A team of investigators from the US Department of Energy's Fermi National Accelerator Laboratory (Fermilab) Center for Particle Astrophysics (CPA) says that dark matter is the most improbable ally that life has in its struggle to spread across the Universe.
Two researchers say that the stuff – which cannot be detected directly with current technology – provides the heat needed for life to thrive in planets that are not necessarily located inside their parent stars' habitability zones.
These so-called Goldilocks areas are regions of space around a star where temperature ranges are correct for supporting life. Earth is located right in the middle of the Sun's habitable zone, with Venus and Mars touching in on the region's inner and outer boundaries.
Physicists Dan Hooper and Jason Steffen argue that dark matter particles in dense clouds could literally penetrate the surface of an exoplanet, and reach all the way into its core. At that location, the particles would interact with materials in the core, and the process would eliminate a lot of heat.

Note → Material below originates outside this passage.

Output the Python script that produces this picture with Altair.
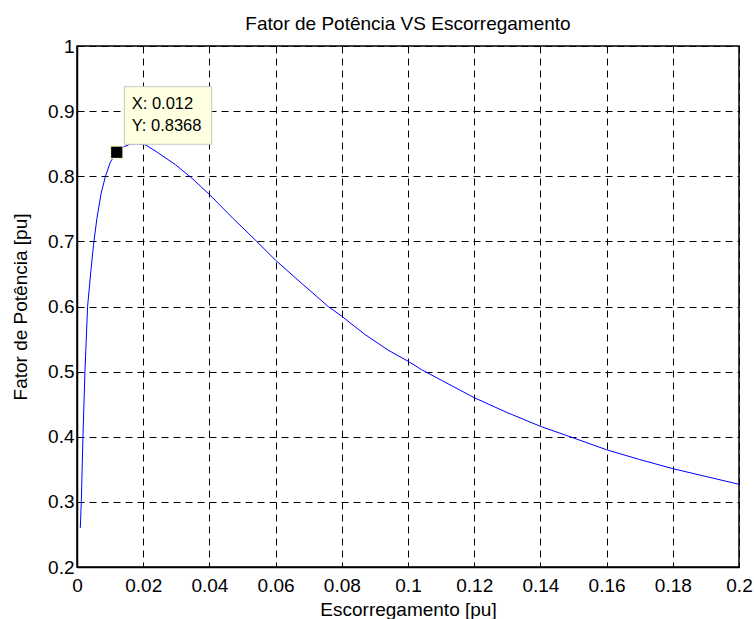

Through this mechanism, investigators say, it may become possible for planets that are not necessarily located in the habitability zone to support liquid water. The latter is a prerequisite condition for the development of life as we know it.
Current understanding of dark matter dictates that the stuff is made up of weakly-interacting massive particles (WIMP), which annihilate each other if they touch. They do not interact with normal, baryonic matter either, but make their effects known through the force of gravity.
“The reason we don't see dark matter directly is that it is made up of very weakly interacting material. For that reason, it doesn't interact – or do much of anything else – very much. It’s basically inert, and thus doesn't produce much usable energy,” Hooper explains.
The expert is the lead author of a new paper detailing the results of the study. The work, entitled “Dark Matter and the Habitability of Planets,” was already submitted to the Astrophysical Journal, for publication in an upcoming issue, Space
“If a dark matter particle passes through a planet, there is a chance that it will collide with an atom and lose some of its speed and momentum,” Hooper goes on to say. He adds that dark matter may be of most use in areas that are either at the core or outer reaches of galaxies.
“Once this happens, instead of just flying off into space again, it can be stuck to the planet by the force of gravity and once that happens, it does not take very long for the dark matter particle to fall into the core of the planet, where it will stay,” he adds.
The new investigation also carries some interesting implication on the types of lifeforms we may encounter on exoplanets fueled by dark matter.
“Life on a planet heated by dark matter would likely be very different than the life on Earth. Many species of planets on Earth, for example, have evolved to collect energy from sunlight,” Hooper says.
“On a dark-matter-powered planet, the energy would be coming from the center of the planet, and life there would have to find other ways of putting that energy to use,” he concludes.